DATASET RECORDS:
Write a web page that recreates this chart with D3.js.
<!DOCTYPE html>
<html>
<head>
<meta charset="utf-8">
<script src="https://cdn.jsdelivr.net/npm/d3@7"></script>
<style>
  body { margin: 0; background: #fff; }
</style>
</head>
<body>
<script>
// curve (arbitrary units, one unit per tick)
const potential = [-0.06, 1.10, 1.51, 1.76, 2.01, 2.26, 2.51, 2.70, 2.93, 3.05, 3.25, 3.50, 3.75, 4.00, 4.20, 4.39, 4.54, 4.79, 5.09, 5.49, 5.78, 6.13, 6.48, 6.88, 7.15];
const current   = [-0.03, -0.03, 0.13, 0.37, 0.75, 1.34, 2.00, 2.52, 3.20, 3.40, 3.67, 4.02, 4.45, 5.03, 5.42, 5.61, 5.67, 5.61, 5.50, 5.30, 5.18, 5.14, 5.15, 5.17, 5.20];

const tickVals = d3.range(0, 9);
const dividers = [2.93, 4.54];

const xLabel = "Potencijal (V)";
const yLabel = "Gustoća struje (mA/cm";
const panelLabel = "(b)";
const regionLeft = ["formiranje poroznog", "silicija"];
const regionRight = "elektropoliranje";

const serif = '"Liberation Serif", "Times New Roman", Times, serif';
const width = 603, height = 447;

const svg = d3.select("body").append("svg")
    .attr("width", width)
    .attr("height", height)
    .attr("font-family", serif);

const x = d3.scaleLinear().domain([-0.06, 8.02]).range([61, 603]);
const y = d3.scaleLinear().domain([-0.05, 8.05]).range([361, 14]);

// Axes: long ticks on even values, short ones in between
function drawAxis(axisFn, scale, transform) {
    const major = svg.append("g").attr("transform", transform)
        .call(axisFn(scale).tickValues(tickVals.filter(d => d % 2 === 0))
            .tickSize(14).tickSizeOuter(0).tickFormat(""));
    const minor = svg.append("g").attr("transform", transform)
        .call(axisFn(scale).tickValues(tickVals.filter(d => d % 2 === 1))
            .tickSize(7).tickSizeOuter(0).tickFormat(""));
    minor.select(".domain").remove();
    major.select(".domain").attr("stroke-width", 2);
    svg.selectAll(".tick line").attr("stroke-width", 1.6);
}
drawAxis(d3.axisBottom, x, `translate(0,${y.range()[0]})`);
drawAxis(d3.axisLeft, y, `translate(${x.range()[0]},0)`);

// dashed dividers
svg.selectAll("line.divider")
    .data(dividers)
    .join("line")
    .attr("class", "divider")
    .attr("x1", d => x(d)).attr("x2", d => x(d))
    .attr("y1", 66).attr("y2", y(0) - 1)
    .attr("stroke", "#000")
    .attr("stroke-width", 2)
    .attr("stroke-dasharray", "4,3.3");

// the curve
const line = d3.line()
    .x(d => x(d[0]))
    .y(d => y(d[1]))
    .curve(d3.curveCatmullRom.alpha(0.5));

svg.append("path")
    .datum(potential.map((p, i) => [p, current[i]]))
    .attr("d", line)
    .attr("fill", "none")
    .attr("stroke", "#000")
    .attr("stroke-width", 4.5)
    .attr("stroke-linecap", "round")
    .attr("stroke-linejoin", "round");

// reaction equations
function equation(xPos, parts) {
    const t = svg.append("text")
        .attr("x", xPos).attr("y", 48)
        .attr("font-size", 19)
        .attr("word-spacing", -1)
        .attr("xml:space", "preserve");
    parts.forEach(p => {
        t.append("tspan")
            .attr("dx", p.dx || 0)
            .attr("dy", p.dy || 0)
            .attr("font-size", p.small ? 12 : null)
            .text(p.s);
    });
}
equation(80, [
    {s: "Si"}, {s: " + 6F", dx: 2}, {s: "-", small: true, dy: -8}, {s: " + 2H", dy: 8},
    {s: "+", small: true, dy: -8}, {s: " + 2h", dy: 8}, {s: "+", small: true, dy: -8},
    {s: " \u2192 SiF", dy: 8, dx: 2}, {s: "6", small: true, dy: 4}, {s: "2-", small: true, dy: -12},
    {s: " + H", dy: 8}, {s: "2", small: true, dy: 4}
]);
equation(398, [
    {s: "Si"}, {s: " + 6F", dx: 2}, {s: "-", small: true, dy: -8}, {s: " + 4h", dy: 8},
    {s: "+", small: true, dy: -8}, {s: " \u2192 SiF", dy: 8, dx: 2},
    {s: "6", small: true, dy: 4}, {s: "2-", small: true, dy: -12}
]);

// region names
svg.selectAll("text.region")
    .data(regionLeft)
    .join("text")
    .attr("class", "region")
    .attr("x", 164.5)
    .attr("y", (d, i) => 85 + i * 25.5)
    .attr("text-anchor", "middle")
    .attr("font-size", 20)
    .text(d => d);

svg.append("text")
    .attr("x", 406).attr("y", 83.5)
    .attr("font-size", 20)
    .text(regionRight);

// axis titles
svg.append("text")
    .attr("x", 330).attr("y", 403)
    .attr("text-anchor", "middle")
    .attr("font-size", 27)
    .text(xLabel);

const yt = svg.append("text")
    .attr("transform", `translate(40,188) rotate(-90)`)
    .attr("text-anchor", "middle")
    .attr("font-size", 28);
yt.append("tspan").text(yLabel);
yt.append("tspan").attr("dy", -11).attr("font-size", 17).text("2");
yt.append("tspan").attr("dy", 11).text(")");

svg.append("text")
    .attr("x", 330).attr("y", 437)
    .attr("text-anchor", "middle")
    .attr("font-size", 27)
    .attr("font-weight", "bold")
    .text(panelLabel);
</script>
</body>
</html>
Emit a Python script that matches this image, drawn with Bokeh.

--

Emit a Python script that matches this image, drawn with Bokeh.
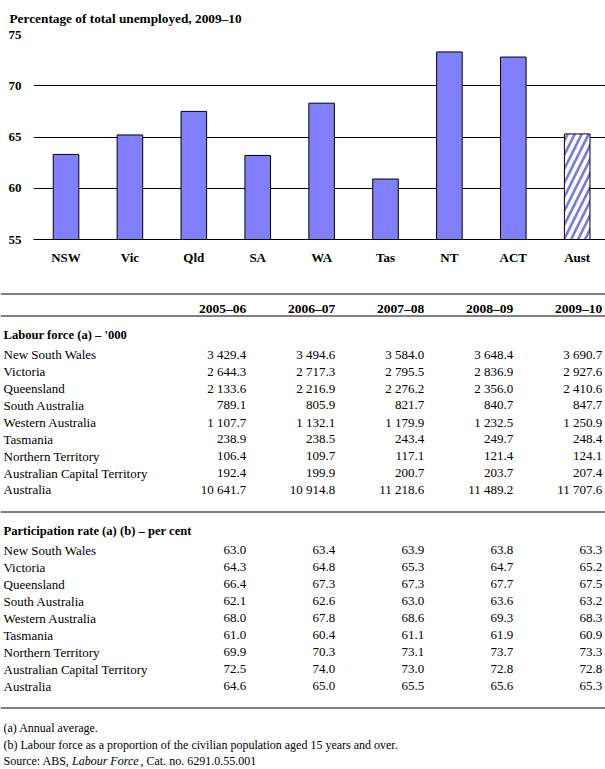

--

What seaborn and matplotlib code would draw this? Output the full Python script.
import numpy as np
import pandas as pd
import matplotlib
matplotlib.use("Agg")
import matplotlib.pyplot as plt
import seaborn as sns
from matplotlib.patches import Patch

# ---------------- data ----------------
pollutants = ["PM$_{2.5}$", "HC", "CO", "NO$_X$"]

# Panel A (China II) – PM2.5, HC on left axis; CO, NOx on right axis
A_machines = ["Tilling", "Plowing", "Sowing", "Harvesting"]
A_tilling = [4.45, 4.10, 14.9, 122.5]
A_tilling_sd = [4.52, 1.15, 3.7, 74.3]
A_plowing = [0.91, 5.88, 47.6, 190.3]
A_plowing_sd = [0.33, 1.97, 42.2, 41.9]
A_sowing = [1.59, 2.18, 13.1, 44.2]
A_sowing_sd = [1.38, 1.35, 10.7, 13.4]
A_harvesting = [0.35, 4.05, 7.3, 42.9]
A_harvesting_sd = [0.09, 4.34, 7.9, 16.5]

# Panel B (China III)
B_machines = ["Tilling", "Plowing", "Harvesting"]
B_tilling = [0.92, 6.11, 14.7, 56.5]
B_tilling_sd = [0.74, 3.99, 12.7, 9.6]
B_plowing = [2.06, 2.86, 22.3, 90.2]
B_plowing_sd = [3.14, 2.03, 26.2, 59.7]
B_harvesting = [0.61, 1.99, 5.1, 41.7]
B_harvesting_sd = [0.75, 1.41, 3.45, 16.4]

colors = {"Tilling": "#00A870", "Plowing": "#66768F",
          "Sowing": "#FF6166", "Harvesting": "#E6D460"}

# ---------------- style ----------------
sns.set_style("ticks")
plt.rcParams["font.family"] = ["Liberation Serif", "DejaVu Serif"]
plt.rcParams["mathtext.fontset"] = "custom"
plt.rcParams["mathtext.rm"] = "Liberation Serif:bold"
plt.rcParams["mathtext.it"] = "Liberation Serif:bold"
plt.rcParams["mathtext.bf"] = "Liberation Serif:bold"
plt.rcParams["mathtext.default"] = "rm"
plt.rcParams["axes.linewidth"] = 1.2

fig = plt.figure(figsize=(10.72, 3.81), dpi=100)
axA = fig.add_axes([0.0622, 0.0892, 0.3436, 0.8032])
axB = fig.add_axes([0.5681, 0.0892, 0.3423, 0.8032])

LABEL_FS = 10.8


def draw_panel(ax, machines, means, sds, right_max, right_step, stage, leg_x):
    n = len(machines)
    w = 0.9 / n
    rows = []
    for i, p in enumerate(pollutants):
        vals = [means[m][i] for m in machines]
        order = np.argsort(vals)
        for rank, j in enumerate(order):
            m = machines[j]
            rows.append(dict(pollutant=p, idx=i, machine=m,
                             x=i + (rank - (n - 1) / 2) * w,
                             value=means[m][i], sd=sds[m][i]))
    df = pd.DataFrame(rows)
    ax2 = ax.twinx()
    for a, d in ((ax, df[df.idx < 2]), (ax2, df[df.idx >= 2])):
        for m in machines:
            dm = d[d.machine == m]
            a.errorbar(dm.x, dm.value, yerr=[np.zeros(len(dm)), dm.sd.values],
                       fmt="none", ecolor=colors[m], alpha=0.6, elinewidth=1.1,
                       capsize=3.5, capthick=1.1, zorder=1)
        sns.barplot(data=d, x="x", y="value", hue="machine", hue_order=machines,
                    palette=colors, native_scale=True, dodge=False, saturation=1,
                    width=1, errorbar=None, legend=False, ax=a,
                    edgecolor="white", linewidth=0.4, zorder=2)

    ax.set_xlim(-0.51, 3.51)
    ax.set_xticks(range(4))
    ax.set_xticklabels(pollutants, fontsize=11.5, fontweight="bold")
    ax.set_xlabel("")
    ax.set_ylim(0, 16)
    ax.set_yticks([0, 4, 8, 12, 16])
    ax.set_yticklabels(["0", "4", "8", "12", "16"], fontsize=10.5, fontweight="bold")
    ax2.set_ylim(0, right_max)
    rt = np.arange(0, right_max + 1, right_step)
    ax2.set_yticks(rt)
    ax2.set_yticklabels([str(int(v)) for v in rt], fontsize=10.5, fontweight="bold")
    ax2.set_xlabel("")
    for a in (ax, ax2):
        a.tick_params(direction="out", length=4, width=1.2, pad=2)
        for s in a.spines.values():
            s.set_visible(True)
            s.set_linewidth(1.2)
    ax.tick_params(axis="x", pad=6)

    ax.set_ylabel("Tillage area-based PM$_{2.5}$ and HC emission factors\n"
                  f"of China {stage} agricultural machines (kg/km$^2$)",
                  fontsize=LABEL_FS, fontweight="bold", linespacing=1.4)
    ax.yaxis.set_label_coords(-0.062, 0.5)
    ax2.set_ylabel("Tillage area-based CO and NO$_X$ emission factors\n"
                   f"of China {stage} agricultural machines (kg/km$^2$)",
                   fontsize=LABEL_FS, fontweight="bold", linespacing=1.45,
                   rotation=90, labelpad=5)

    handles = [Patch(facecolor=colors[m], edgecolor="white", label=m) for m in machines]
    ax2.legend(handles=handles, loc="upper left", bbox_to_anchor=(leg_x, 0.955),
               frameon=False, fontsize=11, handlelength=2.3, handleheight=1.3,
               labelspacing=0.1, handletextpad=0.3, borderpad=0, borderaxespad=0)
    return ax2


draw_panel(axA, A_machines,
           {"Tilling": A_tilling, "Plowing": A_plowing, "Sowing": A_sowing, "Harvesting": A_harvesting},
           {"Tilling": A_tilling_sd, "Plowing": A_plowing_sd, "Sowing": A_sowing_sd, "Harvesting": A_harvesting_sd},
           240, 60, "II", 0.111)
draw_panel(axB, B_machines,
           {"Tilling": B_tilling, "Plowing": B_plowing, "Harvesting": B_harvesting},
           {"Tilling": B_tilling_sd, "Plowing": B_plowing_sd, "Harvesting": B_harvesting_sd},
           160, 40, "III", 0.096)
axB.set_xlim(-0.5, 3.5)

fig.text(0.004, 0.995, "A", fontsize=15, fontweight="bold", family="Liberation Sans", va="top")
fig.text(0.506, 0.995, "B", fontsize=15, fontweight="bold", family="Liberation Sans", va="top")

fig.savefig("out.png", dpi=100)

DIRECTIONS: Check the data for the word "this" and pull out the lines that have it.

TASK RESPONSE:
Write a web page that recreates this chart with D3.js.
Emit a Python script that matches this image, drawn with Bokeh.
Emit a Python script that matches this image, drawn with Bokeh.
What seaborn and matplotlib code would draw this? Output the full Python script.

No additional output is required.